What the exercise asks:
Report each line of the data that includes the word "chart".

========

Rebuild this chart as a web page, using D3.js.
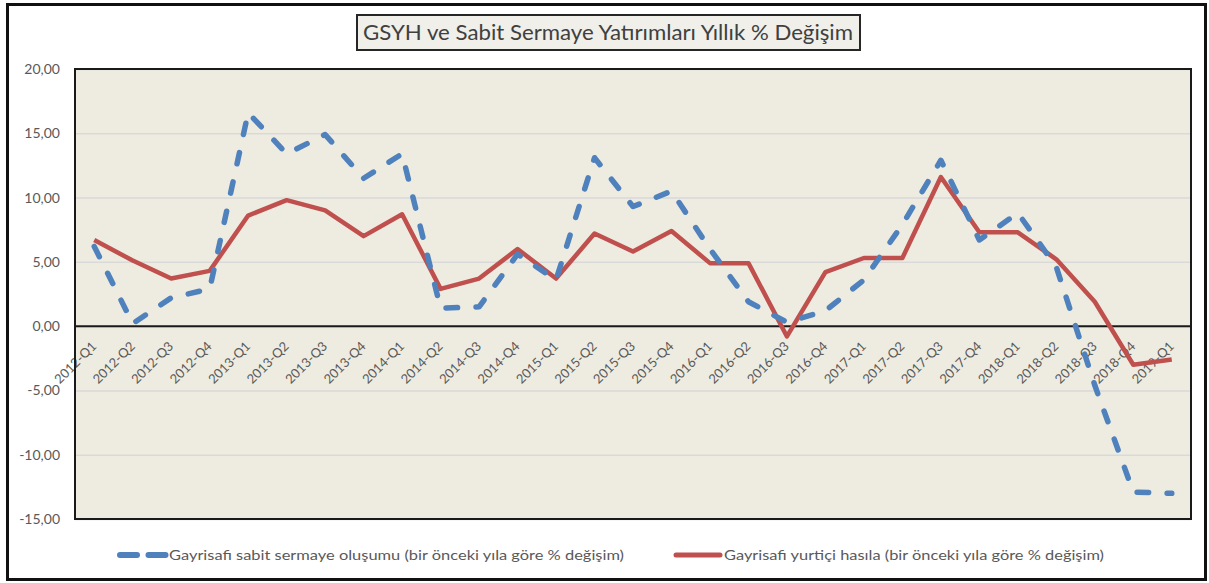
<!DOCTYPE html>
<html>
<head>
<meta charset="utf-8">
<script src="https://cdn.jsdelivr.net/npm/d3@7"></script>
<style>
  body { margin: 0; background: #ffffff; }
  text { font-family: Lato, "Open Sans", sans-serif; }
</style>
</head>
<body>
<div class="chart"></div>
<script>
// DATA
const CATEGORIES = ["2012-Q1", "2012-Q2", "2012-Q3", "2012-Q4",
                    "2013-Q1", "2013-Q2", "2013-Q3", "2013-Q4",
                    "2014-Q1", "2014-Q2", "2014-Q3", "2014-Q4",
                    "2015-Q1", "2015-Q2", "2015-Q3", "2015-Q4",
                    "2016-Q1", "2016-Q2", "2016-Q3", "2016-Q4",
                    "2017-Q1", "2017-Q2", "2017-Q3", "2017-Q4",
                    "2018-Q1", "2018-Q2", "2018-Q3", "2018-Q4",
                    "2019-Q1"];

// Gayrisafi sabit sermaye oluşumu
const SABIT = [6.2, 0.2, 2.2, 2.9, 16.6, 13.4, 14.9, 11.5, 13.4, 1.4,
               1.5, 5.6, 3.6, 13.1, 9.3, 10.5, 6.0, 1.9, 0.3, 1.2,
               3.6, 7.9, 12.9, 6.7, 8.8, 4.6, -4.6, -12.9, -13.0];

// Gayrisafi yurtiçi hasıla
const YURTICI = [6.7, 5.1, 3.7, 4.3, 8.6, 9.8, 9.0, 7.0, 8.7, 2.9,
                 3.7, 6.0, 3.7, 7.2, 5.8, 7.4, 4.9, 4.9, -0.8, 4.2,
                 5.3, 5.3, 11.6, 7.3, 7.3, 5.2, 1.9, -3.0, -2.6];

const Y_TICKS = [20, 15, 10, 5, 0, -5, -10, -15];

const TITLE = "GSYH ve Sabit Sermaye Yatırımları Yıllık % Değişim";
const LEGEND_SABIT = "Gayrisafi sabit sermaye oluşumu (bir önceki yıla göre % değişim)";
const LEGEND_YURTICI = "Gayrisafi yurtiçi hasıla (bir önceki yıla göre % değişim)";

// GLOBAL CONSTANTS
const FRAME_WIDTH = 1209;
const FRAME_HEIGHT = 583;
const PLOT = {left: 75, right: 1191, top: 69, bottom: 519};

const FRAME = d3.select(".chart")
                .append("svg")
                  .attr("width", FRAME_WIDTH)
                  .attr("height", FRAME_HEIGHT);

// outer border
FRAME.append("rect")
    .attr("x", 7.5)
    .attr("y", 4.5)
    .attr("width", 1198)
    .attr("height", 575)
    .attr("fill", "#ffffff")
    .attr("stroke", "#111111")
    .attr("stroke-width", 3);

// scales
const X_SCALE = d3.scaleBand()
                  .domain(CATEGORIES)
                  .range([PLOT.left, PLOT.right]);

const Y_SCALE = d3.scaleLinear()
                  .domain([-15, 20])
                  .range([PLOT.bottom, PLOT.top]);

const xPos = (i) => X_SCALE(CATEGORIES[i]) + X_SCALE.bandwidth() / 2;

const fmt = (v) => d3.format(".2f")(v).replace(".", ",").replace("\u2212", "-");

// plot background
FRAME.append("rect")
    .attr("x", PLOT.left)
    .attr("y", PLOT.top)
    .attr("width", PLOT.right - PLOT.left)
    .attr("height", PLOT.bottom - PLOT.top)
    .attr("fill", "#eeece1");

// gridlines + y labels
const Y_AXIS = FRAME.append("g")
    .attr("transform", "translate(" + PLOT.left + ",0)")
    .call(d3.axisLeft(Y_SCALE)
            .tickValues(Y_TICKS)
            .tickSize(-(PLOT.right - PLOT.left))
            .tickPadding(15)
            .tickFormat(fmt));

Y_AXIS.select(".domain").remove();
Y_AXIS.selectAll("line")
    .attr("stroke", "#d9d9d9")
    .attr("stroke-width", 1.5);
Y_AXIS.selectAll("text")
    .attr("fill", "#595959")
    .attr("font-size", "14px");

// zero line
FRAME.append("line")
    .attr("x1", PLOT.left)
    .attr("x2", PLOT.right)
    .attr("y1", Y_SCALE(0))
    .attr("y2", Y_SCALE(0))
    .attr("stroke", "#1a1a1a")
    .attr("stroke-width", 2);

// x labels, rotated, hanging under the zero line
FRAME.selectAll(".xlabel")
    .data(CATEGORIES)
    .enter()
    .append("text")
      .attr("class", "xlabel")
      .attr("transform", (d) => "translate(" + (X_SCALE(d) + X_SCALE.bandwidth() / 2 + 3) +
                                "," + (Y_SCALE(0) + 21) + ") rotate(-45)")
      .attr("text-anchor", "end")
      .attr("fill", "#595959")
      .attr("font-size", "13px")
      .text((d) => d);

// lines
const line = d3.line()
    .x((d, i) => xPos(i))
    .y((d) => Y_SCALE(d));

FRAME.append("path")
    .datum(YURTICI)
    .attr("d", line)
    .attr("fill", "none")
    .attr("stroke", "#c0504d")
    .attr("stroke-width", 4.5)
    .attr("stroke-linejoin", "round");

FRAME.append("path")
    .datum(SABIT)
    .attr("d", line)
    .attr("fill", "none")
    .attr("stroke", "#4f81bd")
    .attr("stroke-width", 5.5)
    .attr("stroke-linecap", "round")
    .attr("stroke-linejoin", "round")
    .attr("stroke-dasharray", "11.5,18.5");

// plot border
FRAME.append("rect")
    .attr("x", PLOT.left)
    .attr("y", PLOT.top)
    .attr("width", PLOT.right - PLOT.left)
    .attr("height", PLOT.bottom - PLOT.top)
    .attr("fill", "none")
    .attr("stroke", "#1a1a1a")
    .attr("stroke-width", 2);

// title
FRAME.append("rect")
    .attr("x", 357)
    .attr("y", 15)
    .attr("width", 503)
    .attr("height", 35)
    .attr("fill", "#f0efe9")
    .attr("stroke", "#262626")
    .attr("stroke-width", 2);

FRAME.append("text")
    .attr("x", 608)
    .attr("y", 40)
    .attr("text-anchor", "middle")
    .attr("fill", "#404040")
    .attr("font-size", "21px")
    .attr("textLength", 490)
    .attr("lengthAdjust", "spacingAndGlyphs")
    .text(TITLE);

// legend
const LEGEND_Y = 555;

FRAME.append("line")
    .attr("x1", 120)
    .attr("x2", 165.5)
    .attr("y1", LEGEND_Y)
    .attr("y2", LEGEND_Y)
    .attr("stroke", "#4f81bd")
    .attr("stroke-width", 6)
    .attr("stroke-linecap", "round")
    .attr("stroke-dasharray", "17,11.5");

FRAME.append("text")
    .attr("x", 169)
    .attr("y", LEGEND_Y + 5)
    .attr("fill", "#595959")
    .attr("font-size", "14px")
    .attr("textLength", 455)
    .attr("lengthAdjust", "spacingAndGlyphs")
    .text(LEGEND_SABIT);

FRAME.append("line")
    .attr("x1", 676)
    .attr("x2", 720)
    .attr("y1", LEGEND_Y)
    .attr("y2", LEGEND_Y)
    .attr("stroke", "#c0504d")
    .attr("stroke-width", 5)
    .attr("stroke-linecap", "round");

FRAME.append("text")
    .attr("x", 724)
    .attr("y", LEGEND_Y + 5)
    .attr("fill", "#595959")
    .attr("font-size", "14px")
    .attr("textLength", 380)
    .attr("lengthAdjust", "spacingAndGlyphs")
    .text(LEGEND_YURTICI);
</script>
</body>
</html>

========

Solution to this exercise:
Rebuild this chart as a web page, using D3.js.
<div class="chart"></div>
const FRAME = d3.select(".chart")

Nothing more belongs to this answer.